In any case, it was not the first fudged overhead, and it certainly would not be the last as time and time again, Djokovic would send them crashing into the net, or spectacularly long.
Finding himself now serving from behind to stay in the match, there was another twist of drama as Djokovic asked to speak to the supervisor, after slipping several times on the dried out clay at the back of the court.
The final salt in the wound was a break to love, ending his pledge to win the French in memory of his first coach.
“I congratulate him, because that’s why he’s a champion. That’s why he’s been ruling Roland Garros for many years, and for me it’s another year,” said Djokovic after the match.
“I managed to come back and start playing really, really well as the match was going on, but it wasn’t good enough.
“I lost the match after five hours. I wanted this title so much, so I am disappointed. That’s it. You know, that’s the way I feel.”
Nadal, playing in his first five-set match since his return from a seven-month injury layoff was relieved to have made it through to another final.
“So happy the way that I played, and more than happy the way that I [fought] in the fifth set after losing big chance in the fourth.
“So that’s probably the most difficult thing to do it, and I did.”
David Ferrer def. Jo-Wilfried Tsonga 6-1, 7-6(3), 6-2
It is inevitable that people suggest that the Nadal/Djokovic match-up was the “final that should have been” and following it was the ‘blockbuster that never was.”
Jo-Wilfried Tsonga found himself carrying the hopes of a nation, looking to become the first French finalist since Henri Leconte in 1988.
David Ferrer was looking to reach his first slam final.
Certainly the crowd wanting to lift Tsonga as much as they could, roaring when he finally got a game on the board in a first set drubbing, and as he made things a lot more competitive in the second set.
For Tsonga it seemed a match of irritations – differences of opinion with the chair umpire over marks, some wild errors, and just overall inconsistency.

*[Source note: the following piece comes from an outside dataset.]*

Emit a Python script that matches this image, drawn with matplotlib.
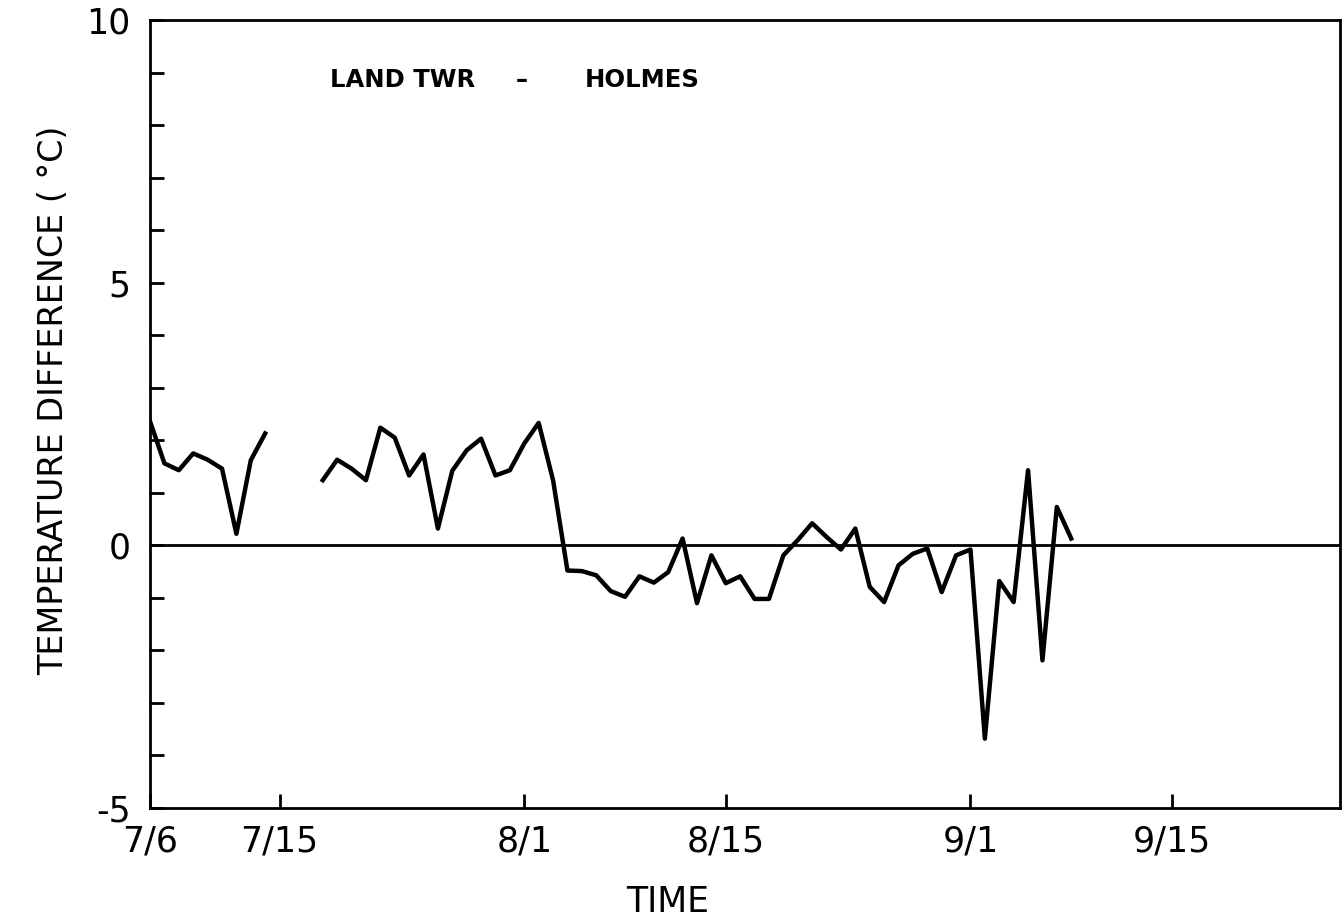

If there is one player that you can ill afford to have streaky patches against, it is David Ferrer, who just played solidly all the way around.
To fail to live up to a crowd’s, and even a nation’s expectations will have been a tough pill to take.
“Maybe in a few hours, few days, you know, I will say, Okay, it was a good tournament; I played well; I was in semis.
“But, yeah, today I’m just disappointed,” said Tsonga after the match.
For Ferrer, there is the prospect of facing his compatriot, who has owned him on clay all but one of the times they have met, (Stuttgart, 2004).
“I won once when we were kids.
“Then I also won on faster surfaces, but each match is different, anyway.
“So I need to focus on the now and I need to make the most of all my shots.”